Market volatility varies over time. Right now it is extraordinarily high.  Presumably prices have adjusted to reward investors for bearing this volatility.  In other words, part of the fall in stock prices can be seen as compensation for the increased risk, and a sign of higher expected returns going forward.  But we all have to decide whether the collective view of risk and return that is reflected in current prices makes personal sense.  If you have a stomach for volatility, this may look like an attractive buying opportunity and it may be a good time to increase your allocation to stocks.  If roller coasters are not your thing, a move to a more conservative asset allocation may be in order.
Stock prices are not mean-reverting. The catch-phrase “stocks are for the long run” unfortunately seems to suggest that if stock prices drop, it doesn’t really matter because they will catch back up.  That is not what the statistics of stock returns imply. As a first approximation, stock prices are best described as a random walk with positive drift.  When a stock’s price falls, that is its new and permanently lower starting point.  Over time returns will be positive on average, but there is no force that erases past loses.

Also, the long-run can be very long indeed.  Today the Dow Jones is back to where it was almost a decade ago, in the spring of 1999.  Had you put $100 in stocks, you’d have $100 today.  Had you put it in a “chicken money” bank account earning 2% after inflation, you’d have about $120.  And I have been wondering, when did commentators start confusing bank accounts with mattresses?

Asset allocation is reversible. It is true that if you pull back from the market you lose the opportunity for gains as well as losses.  Moving to a more conservative asset allocation is a way to avoid risk, and there is no telling if by so doing you also avoid the next big run-up.  If you do decide to back off, it is better to think of it as a time out than as a permanent retreat.  Remember that if you exchange $1 of stocks for $1 of bonds, what you have in either case is a dollar of value today.

Diversification is critical for reducing risk, but it does not eliminate it.
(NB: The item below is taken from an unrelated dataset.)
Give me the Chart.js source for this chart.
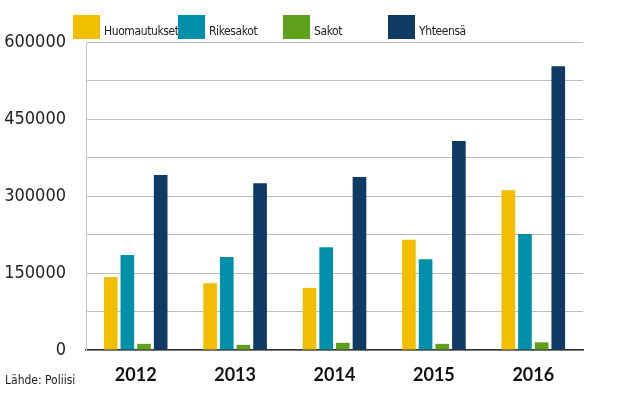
<!DOCTYPE html>
<html>
<head>
<meta charset="utf-8">
<script src="https://cdn.jsdelivr.net/npm/chart.js@4.4.1/dist/chart.umd.min.js"></script>
<style>
  html, body { margin: 0; padding: 0; background: #fff; }
  #wrap { position: relative; width: 617px; height: 396px; }
  #legend { position: absolute; left: 73px; top: 15px; font-family: "DejaVu Sans Condensed", Lato, sans-serif; font-size: 12px; letter-spacing: -0.4px; color: #222; }
  .item { position: absolute; top: 0; white-space: nowrap; }
  .box { position: absolute; left: 0; top: 0; width: 27px; height: 24px; }
  .txt { position: absolute; left: 31px; top: 9px; }
  #source { position: absolute; left: 5px; top: 373px; font-family: "DejaVu Sans Condensed", Lato, sans-serif; font-size: 12px; color: #222; }
</style>
</head>
<body>
<div id="wrap">
  <canvas id="c" width="617" height="396"></canvas>
  <div id="legend"></div>
  <div id="source">Lähde: Poliisi</div>
</div>
<script>
const years = ['2012', '2013', '2014', '2015', '2016'];
const seriesNames = ['Huomautukset', 'Rikesakot', 'Sakot', 'Yhteensä'];
const huomautukset = [142000, 130000, 121000, 215000, 311000];
const rikesakot = [185000, 181000, 200000, 177000, 226000];
const sakot = [12000, 10000, 14000, 12000, 15000];
const yhteensa = [341000, 325000, 337000, 407000, 553000];
const colors = ['#F2BE00', '#0090AA', '#5FA01A', '#0E3A63'];

const values = [huomautukset, rikesakot, sakot, yhteensa];

// html legend, evenly spaced like the original
const legend = document.getElementById('legend');
seriesNames.forEach((name, i) => {
    const item = document.createElement('div');
    item.className = 'item';
    item.style.left = (i * 105) + 'px';
    item.innerHTML = '<div class="box" style="background:' + colors[i] + '"></div><div class="txt">' + name + '</div>';
    legend.appendChild(item);
});

new Chart(document.getElementById('c'), {
    type: 'bar',
    data: {
        labels: years,
        datasets: seriesNames.map((name, i) => ({
            label: name,
            data: values[i],
            backgroundColor: colors[i],
            borderWidth: 0,
            barPercentage: 0.82,
            categoryPercentage: 0.67
        }))
    },
    options: {
        responsive: false,
        animation: false,
        layout: { padding: { top: 42, right: 34, left: 0, bottom: 0 } },
        plugins: { legend: { display: false }, tooltip: { enabled: false } },
        scales: {
            x: {
                grid: { display: false, drawTicks: false },
                border: { color: '#333', width: 1.5 },
                ticks: {
                    padding: 14,
                    color: '#111',
                    font: { family: 'Lato', size: 18, weight: 'bold' }
                },
                afterFit: s => { s.height = 46; }
            },
            y: {
                min: 0,
                max: 600000,
                grid: { color: '#bdbdbd', drawTicks: false },
                border: { color: '#c8c8c8' },
                ticks: {
                    stepSize: 75000,
                    padding: 20,
                    color: '#222',
                    font: { family: "'DejaVu Sans Condensed', Lato", size: 18 },
                    callback: v => (v % 150000 === 0 ? String(v) : '')
                },
                afterFit: s => { s.width = 86; }
            }
        }
    }
});
</script>
</body>
</html>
You can avoid a lot of risk by holding a diversified portfolio of risky assets, rather than individual stocks.  Investing in funds like Vanguard’s 500 Index allow you to get broad stock market exposure while incurring low transaction costs, even with a relatively small investment.
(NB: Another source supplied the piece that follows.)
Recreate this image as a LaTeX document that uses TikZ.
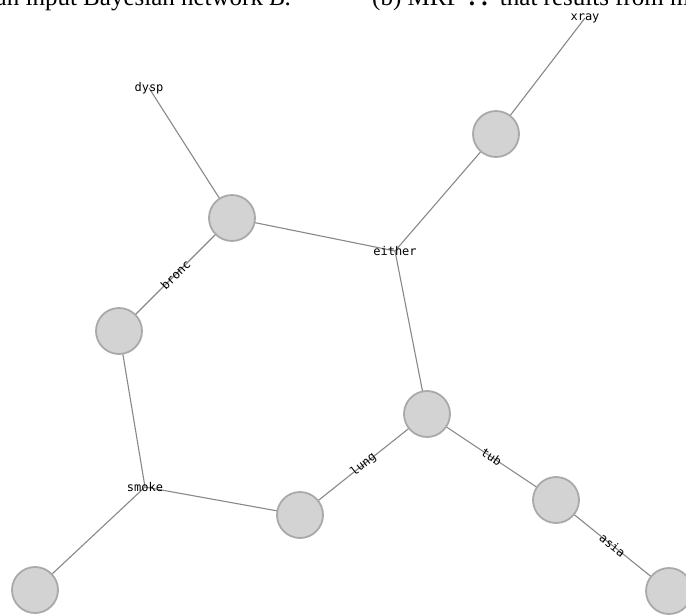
\documentclass[tikz,border=0pt]{standalone}
\usepackage{fontspec}
\setmainfont{Liberation Serif}
\newfontfamily\monofont{DejaVu Sans Mono}
\usetikzlibrary{calc,backgrounds}
\definecolor{circfill}{HTML}{D3D3D3}
\definecolor{circgray}{HTML}{A9A9A9}
\definecolor{edgegray}{HTML}{888888}
\begin{document}
\begin{tikzpicture}[x=1pt,y=-1pt,
  var/.style={circle, draw=circgray, fill=circfill, line width=1.8pt, minimum size=46pt, inner sep=0pt},
  lbl/.style={font=\monofont\fontsize{12}{14}\selectfont, inner sep=0pt, text=black},
  edge/.style={draw=edgegray, line width=1.1pt},
  head/.style={font=\fontsize{25}{30}\selectfont, inner sep=0pt}]
\useasboundingbox (0,0) rectangle (686,614);
\clip (0,0) rectangle (686,614);
% header text (cut off)
\node[head, anchor=base east] (h1) at (291,5) {an input Bayesian network \textit{B}.};
\node[head, anchor=base west] (h2) at (372,5) {(b) MRF \textbf{??} that results from m};
% circles
\node[var] (A) at (496,134) {};
\node[var] (B) at (232,218) {};
\node[var] (C) at (119,331) {};
\node[var] (D) at (427,414) {};
\node[var] (E) at (300,515) {};
\node[var] (F) at (556,500) {};
\node[var] (G) at (669,591) {};
\node[var] (H) at (35,590) {};
% labels
\node[lbl] (xray) at (585,18) {xray};
\node[lbl] (dysp) at (149,88) {dysp};
\node[lbl] (either) at (395,251) {either};
\node[lbl] (smoke) at (145,487) {smoke};
\node[lbl, rotate=45] (bronc) at ($(B)!0.5!(C)$) {bronc};
\node[lbl, rotate=38.5] (lung) at ($(D)!0.5!(E)$) {lung};
\node[lbl, rotate=-33.7] (tub) at ($(D)!0.5!(F)$) {tub};
\node[lbl, rotate=-38.8] (asia) at ($(F)!0.5!(G)$) {asia};
% edges
\begin{scope}[on background layer]
\draw[edge] (xray.center) -- (A.center);
\draw[edge] (dysp.center) -- (B.center);
\draw[edge] (A.center) -- (either.center);
\draw[edge] (B.center) -- (either.center);
\draw[edge] (either.center) -- (D.center);
\draw[edge] (B.center) -- (C.center);
\draw[edge] (C.center) -- (smoke.center);
\draw[edge] (smoke.center) -- (E.center);
\draw[edge] (smoke.center) -- (H.center);
\draw[edge] (E.center) -- (D.center);
\draw[edge] (D.center) -- (F.center);
\draw[edge] (F.center) -- (G.center);
\end{scope}
\end{tikzpicture}
\end{document}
Once you get rid of the risk of individual stocks, lots of risk remains.  Unfortunately, a quick glance at the markets in the last few months confirms this fact.

A final thought on investing and the greater good. I expect to get some major pushback for having written this, if for no other reason than that if everyone sits on their money and reduces their investments in stocks, a decline in market prices becomes a self-fulfilling prophecy.  While I agree that the world would be a happier place if everyone settled down and resumed investing as usual, I don’t think the common investor should have to bear the burden of being the first to make it happen.

Categories: investment
  1. Irax
    October 7, 2008 at 3:05 pm

    Nice post – I particularly like the part about stock prices not being mean-reverting. This is something that in general investment advisers are not eager to point out. One factor that you do miss out is sunk costs. At any point, the money lost on an investment is better considered sunk cost.

    Admitting that an investment actually has lost money by closing a position seems to be psychologically much tougher than looking at the loss as a paper loss with hope of regaining in the long run.

  2. Robert Murray
    October 7, 2008 at 3:56 pm

    Hi Professor,
    Thanks for a really timely piece without a single Greek-letter-filled equation! Your comment about diversfication is so true. Even once stable sectors like leveraged loans and investment grade corporate bonds have taken a hit this year. Perhaps the mattress is not such a bad place after all.

  3. saitu
    October 10, 2008 at 5:06 am

    Hi Professor,

    Thanks for such a clear message. Bothe govt. and the individuls have to pick a point from here.

  4. James Rich
    December 5, 2008 at 4:54 pm

    Professor Lucas –

    I am a loyal reader of your blog (and loved your Fixed Income class at Kellogg!). I thought about this entry on investment myths today while reading an article on Bloomberg. Guess which of the following asset classes has performed the best over the past 10 years (as of 12/5/08):

    Corporate Bonds
    Government Bonds
    Real Estate

    The answer certainly surprised me: government bonds. And guess which performed the worst? You guessed it: stocks.

    I have friends and family members who live by investment myths like the “100 minus your age” rule that you cited above or swear by the investment style presented by Jeremy Siegel in “Stocks for the Long Run.”

    Clearly there are times when certain asset classes will outperform others, but it seems to me that this supports your argument that investing requires diligent and active management between asset classes and securities rather than just adhering to silly investment myths.

    …either that or, if you’re really lazy, investing blindly in the safest assets in the world: U.S. government securities.

  5. Jason Kamler
    December 22, 2008 at 3:33 pm

    As a financial consultant, I found the narrow definition of risk problematic because it ignored two other risks that individual investors face—longevity and inflation. The implied definition of risk that your blog uses is the loss of principal. While this risk obviously exists, it pales in comparison to the very real likelihood of individual investors losing purchasing power over time or running out of money during retirement. If the “average” investor creates an asset allocation model that makes them comfortable today by ignoring equities in favor of government securities, they are almost certainly going to put themselves in the position of having an underfunded retirement in the future.

    This blog links market volatility with risk when the two are not identical. Unless an investor needs to use the invested money in the short term, the daily market gyrations should, in theory, have no effect on their long term investment strategy or plan.

    Asset allocation and the need to revisit that allocation is essential for long term investment success. But, the realization that risk entails more than short term price fluctuation is equally as important.